Why QA breaks when it arrives at the end
Many teams still treat QA as a final gate. Product defines scope, design shapes the flow, engineering builds under pressure, and QA is expected to catch whatever slipped through. That sounds responsible, but it creates the wrong operating model. By the time a tester is validating a feature, the expensive decisions have already been made. Unclear edge cases, weak acceptance criteria, and brittle workflows are already baked in.
Late QA creates the illusion of control. It gives the team a named checkpoint, but it does not remove the ambiguity that caused the defects in the first place. The result is familiar: rushed fixes, debates about expected behavior, and release confidence that depends more on heroics than on clarity.
Why high-trust teams treat QA as a design function
Stronger teams move quality upstream. They use QA thinking during discovery, scoping, and design review, when the product is still cheap to change. That does not mean testers need to own the product definition. It means the team uses quality questions early enough to shape better decisions.
When QA is treated as a design function, the conversation changes. Instead of asking whether the feature works at the end, the team asks earlier what states exist, what can fail, what permissions matter, what the user sees under stress, and how the system should behave when reality gets messy.
- What happens when data is missing, delayed, or stale?
- Which actions are reversible and which need confirmation?
- Where are the risky edge cases that deserve explicit handling?
- What evidence will tell us the feature is behaving correctly in production?

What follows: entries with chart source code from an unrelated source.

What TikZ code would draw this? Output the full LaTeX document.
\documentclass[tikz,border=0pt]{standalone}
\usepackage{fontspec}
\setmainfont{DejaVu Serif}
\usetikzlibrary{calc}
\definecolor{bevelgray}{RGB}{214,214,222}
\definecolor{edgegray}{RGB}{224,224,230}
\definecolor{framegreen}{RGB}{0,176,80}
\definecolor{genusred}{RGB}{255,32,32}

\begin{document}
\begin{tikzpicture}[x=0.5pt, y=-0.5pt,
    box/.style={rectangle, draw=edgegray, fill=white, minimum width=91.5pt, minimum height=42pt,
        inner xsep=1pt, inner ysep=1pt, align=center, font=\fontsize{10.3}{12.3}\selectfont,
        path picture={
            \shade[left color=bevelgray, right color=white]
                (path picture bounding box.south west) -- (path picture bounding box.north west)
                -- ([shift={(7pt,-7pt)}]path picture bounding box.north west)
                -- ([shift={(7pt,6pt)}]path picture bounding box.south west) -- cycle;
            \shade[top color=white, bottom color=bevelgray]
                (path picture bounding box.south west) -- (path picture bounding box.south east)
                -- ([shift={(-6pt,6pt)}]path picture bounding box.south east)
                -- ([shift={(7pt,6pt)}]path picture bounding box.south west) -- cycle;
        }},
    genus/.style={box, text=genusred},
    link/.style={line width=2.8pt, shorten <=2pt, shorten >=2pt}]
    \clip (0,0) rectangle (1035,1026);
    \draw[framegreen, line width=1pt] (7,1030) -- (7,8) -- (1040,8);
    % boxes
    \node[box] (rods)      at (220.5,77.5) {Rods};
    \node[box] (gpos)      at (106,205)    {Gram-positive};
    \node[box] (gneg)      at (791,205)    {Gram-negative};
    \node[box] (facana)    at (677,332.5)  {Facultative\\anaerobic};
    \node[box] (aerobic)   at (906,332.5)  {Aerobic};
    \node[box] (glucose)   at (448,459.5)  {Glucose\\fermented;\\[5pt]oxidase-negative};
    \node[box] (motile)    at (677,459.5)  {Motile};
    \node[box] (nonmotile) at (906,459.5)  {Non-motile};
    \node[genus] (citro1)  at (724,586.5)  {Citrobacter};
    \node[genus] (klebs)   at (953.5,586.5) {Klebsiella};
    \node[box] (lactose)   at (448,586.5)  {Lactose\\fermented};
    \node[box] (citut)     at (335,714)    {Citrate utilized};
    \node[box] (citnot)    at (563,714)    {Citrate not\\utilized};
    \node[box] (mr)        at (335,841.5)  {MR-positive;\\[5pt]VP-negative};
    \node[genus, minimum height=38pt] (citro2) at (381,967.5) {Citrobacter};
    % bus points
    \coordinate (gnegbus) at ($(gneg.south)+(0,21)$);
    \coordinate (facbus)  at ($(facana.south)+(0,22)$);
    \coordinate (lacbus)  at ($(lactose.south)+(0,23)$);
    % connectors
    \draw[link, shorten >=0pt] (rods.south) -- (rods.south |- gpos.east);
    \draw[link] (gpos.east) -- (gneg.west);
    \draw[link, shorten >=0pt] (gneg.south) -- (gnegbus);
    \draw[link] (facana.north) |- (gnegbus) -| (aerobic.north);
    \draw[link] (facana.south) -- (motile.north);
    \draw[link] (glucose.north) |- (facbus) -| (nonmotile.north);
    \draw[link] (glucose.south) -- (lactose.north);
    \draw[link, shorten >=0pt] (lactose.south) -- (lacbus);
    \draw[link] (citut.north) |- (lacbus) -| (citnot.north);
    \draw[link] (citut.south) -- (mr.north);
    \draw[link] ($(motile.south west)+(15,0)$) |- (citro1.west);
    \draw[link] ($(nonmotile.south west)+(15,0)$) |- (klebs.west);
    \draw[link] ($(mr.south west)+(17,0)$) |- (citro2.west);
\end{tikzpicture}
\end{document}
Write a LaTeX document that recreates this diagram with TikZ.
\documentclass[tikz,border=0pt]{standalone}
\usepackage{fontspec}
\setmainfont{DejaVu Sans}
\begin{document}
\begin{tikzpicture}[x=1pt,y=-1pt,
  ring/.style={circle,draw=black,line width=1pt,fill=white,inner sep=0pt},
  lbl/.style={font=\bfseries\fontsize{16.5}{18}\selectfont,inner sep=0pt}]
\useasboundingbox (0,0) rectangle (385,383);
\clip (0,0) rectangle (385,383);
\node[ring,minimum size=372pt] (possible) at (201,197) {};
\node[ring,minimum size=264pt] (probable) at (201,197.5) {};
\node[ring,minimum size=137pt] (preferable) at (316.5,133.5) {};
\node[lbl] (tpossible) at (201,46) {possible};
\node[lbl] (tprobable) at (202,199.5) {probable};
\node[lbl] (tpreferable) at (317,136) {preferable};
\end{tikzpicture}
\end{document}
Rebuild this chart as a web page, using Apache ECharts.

Testability starts before code starts
Testability is mostly a design quality, not a testing activity. If a workflow cannot be described clearly in states, transitions, permissions, and failure modes, it will be hard to implement correctly and harder to validate efficiently. Teams that invest here reduce rework because they remove interpretation gaps before handoff friction grows.
That is why strong acceptance criteria describe observable behavior, not just features. “Users can invite teammates” is not enough. Good teams define who can invite, what happens with duplicate invites, how pending states behave, what errors are visible, and which events should be traceable once the feature is live.
Quality improves when the team shares the same operating model
QA becomes far more valuable when it helps product, design, and engineering align around the same behavioral contract. This can be lightweight. A clear checklist of states, permissions, edge cases, and instrumentation is often enough. The point is not ceremony. The point is giving the team a shared definition of what “done” actually means.
Once that shared model exists, delivery gets faster. Estimation improves because hidden complexity is surfaced earlier. Engineers waste less time guessing. Test coverage becomes more intentional. Releases feel calmer because the team is validating against a known contract instead of reconstructing it at the end.
What buyers should expect from an external team
If you work with an external product or engineering partner, this distinction matters even more. You should not only buy implementation capacity. You should expect a team that helps design for quality before defects become expensive. That means pushing on scope clarity, challenging ambiguous workflows, and defining evidence that supports release decisions.
At Alongside, we see QA as part of product delivery design, not just a late validation step. The teams that move fastest over time are usually not the ones testing more at the end. They are the ones designing fewer surprises into the product from the beginning.